Prompt: Will you give the material below again, every line exactly as it is?
>>
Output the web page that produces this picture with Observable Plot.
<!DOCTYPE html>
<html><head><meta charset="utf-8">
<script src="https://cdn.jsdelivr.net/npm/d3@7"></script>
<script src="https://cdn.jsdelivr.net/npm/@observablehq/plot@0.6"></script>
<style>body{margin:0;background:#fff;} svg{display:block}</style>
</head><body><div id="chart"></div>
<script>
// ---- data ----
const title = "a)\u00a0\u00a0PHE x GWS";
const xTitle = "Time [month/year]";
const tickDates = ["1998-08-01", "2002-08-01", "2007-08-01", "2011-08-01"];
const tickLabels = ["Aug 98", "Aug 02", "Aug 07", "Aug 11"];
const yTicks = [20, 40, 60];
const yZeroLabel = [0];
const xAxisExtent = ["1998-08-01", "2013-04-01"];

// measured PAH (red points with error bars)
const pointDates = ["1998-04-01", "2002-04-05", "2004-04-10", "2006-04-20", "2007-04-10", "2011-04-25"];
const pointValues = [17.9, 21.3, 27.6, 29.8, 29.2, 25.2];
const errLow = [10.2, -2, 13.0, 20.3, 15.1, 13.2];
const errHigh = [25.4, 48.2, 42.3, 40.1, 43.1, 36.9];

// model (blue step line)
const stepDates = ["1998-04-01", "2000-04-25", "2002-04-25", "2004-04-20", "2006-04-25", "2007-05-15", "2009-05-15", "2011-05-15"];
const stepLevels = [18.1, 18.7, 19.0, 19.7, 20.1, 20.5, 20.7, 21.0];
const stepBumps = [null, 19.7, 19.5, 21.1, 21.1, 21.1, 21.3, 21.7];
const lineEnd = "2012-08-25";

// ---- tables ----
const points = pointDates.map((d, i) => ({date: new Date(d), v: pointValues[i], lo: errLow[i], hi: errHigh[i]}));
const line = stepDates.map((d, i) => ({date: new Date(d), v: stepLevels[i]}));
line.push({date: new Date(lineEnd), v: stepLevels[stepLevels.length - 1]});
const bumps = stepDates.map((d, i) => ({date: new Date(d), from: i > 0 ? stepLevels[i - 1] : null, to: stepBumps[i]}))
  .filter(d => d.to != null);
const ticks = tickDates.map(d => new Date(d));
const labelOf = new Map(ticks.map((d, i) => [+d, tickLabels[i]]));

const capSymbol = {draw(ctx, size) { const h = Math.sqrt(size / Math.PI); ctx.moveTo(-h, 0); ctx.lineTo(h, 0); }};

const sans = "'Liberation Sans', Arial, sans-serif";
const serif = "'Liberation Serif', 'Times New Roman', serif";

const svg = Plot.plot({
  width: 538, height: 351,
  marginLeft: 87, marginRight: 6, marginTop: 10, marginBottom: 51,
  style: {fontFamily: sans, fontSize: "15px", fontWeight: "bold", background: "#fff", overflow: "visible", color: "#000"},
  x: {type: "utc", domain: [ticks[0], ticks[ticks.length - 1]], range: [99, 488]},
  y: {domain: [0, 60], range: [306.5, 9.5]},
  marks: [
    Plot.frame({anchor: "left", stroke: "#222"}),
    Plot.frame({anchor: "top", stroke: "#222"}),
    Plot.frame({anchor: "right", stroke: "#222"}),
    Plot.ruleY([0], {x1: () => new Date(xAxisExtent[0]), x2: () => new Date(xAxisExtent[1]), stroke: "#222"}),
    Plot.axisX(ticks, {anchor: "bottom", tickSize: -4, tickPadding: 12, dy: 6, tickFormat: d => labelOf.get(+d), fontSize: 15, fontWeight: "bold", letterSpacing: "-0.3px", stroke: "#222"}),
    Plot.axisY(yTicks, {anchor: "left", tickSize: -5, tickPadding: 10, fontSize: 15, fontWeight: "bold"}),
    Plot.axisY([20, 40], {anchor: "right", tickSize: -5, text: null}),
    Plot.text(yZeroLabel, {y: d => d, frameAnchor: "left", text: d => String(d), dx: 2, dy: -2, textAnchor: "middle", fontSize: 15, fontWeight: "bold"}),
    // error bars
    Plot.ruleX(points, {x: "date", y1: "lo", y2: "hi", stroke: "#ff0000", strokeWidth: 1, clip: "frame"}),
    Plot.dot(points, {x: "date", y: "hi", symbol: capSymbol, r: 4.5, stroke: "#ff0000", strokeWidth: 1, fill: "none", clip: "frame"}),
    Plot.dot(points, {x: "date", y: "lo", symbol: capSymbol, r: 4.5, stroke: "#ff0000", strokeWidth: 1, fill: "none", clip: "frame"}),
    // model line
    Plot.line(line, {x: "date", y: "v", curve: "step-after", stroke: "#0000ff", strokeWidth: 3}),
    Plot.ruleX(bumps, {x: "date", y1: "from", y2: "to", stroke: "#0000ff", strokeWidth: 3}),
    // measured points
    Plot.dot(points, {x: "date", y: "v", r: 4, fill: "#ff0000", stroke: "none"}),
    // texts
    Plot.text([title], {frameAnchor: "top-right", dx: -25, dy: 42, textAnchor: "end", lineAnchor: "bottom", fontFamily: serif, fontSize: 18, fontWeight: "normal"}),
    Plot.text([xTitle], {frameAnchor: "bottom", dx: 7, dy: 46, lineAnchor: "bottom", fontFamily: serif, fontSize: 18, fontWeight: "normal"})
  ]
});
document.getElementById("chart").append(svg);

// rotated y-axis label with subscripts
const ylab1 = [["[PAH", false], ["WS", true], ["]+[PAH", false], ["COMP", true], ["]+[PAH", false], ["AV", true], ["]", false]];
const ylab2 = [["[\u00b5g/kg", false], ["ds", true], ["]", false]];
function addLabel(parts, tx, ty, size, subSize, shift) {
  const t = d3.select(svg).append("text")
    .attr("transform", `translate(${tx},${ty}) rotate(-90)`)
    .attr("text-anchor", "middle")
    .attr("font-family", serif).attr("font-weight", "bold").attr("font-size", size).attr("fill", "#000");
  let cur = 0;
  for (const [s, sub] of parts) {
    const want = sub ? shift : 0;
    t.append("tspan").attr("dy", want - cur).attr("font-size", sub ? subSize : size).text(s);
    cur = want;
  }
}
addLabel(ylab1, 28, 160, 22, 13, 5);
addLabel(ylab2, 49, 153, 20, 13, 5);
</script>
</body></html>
<<
Complete output:
Output the web page that produces this picture with Observable Plot.
<!DOCTYPE html>
<html><head><meta charset="utf-8">
<script src="https://cdn.jsdelivr.net/npm/d3@7"></script>
<script src="https://cdn.jsdelivr.net/npm/@observablehq/plot@0.6"></script>
<style>body{margin:0;background:#fff;} svg{display:block}</style>
</head><body><div id="chart"></div>
<script>
// ---- data ----
const title = "a)\u00a0\u00a0PHE x GWS";
const xTitle = "Time [month/year]";
const tickDates = ["1998-08-01", "2002-08-01", "2007-08-01", "2011-08-01"];
const tickLabels = ["Aug 98", "Aug 02", "Aug 07", "Aug 11"];
const yTicks = [20, 40, 60];
const yZeroLabel = [0];
const xAxisExtent = ["1998-08-01", "2013-04-01"];

// measured PAH (red points with error bars)
const pointDates = ["1998-04-01", "2002-04-05", "2004-04-10", "2006-04-20", "2007-04-10", "2011-04-25"];
const pointValues = [17.9, 21.3, 27.6, 29.8, 29.2, 25.2];
const errLow = [10.2, -2, 13.0, 20.3, 15.1, 13.2];
const errHigh = [25.4, 48.2, 42.3, 40.1, 43.1, 36.9];

// model (blue step line)
const stepDates = ["1998-04-01", "2000-04-25", "2002-04-25", "2004-04-20", "2006-04-25", "2007-05-15", "2009-05-15", "2011-05-15"];
const stepLevels = [18.1, 18.7, 19.0, 19.7, 20.1, 20.5, 20.7, 21.0];
const stepBumps = [null, 19.7, 19.5, 21.1, 21.1, 21.1, 21.3, 21.7];
const lineEnd = "2012-08-25";

// ---- tables ----
const points = pointDates.map((d, i) => ({date: new Date(d), v: pointValues[i], lo: errLow[i], hi: errHigh[i]}));
const line = stepDates.map((d, i) => ({date: new Date(d), v: stepLevels[i]}));
line.push({date: new Date(lineEnd), v: stepLevels[stepLevels.length - 1]});
const bumps = stepDates.map((d, i) => ({date: new Date(d), from: i > 0 ? stepLevels[i - 1] : null, to: stepBumps[i]}))
  .filter(d => d.to != null);
const ticks = tickDates.map(d => new Date(d));
const labelOf = new Map(ticks.map((d, i) => [+d, tickLabels[i]]));

const capSymbol = {draw(ctx, size) { const h = Math.sqrt(size / Math.PI); ctx.moveTo(-h, 0); ctx.lineTo(h, 0); }};

const sans = "'Liberation Sans', Arial, sans-serif";
const serif = "'Liberation Serif', 'Times New Roman', serif";

const svg = Plot.plot({
  width: 538, height: 351,
  marginLeft: 87, marginRight: 6, marginTop: 10, marginBottom: 51,
  style: {fontFamily: sans, fontSize: "15px", fontWeight: "bold", background: "#fff", overflow: "visible", color: "#000"},
  x: {type: "utc", domain: [ticks[0], ticks[ticks.length - 1]], range: [99, 488]},
  y: {domain: [0, 60], range: [306.5, 9.5]},
  marks: [
    Plot.frame({anchor: "left", stroke: "#222"}),
    Plot.frame({anchor: "top", stroke: "#222"}),
    Plot.frame({anchor: "right", stroke: "#222"}),
    Plot.ruleY([0], {x1: () => new Date(xAxisExtent[0]), x2: () => new Date(xAxisExtent[1]), stroke: "#222"}),
    Plot.axisX(ticks, {anchor: "bottom", tickSize: -4, tickPadding: 12, dy: 6, tickFormat: d => labelOf.get(+d), fontSize: 15, fontWeight: "bold", letterSpacing: "-0.3px", stroke: "#222"}),
    Plot.axisY(yTicks, {anchor: "left", tickSize: -5, tickPadding: 10, fontSize: 15, fontWeight: "bold"}),
    Plot.axisY([20, 40], {anchor: "right", tickSize: -5, text: null}),
    Plot.text(yZeroLabel, {y: d => d, frameAnchor: "left", text: d => String(d), dx: 2, dy: -2, textAnchor: "middle", fontSize: 15, fontWeight: "bold"}),
    // error bars
    Plot.ruleX(points, {x: "date", y1: "lo", y2: "hi", stroke: "#ff0000", strokeWidth: 1, clip: "frame"}),
    Plot.dot(points, {x: "date", y: "hi", symbol: capSymbol, r: 4.5, stroke: "#ff0000", strokeWidth: 1, fill: "none", clip: "frame"}),
    Plot.dot(points, {x: "date", y: "lo", symbol: capSymbol, r: 4.5, stroke: "#ff0000", strokeWidth: 1, fill: "none", clip: "frame"}),
    // model line
    Plot.line(line, {x: "date", y: "v", curve: "step-after", stroke: "#0000ff", strokeWidth: 3}),
    Plot.ruleX(bumps, {x: "date", y1: "from", y2: "to", stroke: "#0000ff", strokeWidth: 3}),
    // measured points
    Plot.dot(points, {x: "date", y: "v", r: 4, fill: "#ff0000", stroke: "none"}),
    // texts
    Plot.text([title], {frameAnchor: "top-right", dx: -25, dy: 42, textAnchor: "end", lineAnchor: "bottom", fontFamily: serif, fontSize: 18, fontWeight: "normal"}),
    Plot.text([xTitle], {frameAnchor: "bottom", dx: 7, dy: 46, lineAnchor: "bottom", fontFamily: serif, fontSize: 18, fontWeight: "normal"})
  ]
});
document.getElementById("chart").append(svg);

// rotated y-axis label with subscripts
const ylab1 = [["[PAH", false], ["WS", true], ["]+[PAH", false], ["COMP", true], ["]+[PAH", false], ["AV", true], ["]", false]];
const ylab2 = [["[\u00b5g/kg", false], ["ds", true], ["]", false]];
function addLabel(parts, tx, ty, size, subSize, shift) {
  const t = d3.select(svg).append("text")
    .attr("transform", `translate(${tx},${ty}) rotate(-90)`)
    .attr("text-anchor", "middle")
    .attr("font-family", serif).attr("font-weight", "bold").attr("font-size", size).attr("fill", "#000");
  let cur = 0;
  for (const [s, sub] of parts) {
    const want = sub ? shift : 0;
    t.append("tspan").attr("dy", want - cur).attr("font-size", sub ? subSize : size).text(s);
    cur = want;
  }
}
addLabel(ylab1, 28, 160, 22, 13, 5);
addLabel(ylab2, 49, 153, 20, 13, 5);
</script>
</body></html>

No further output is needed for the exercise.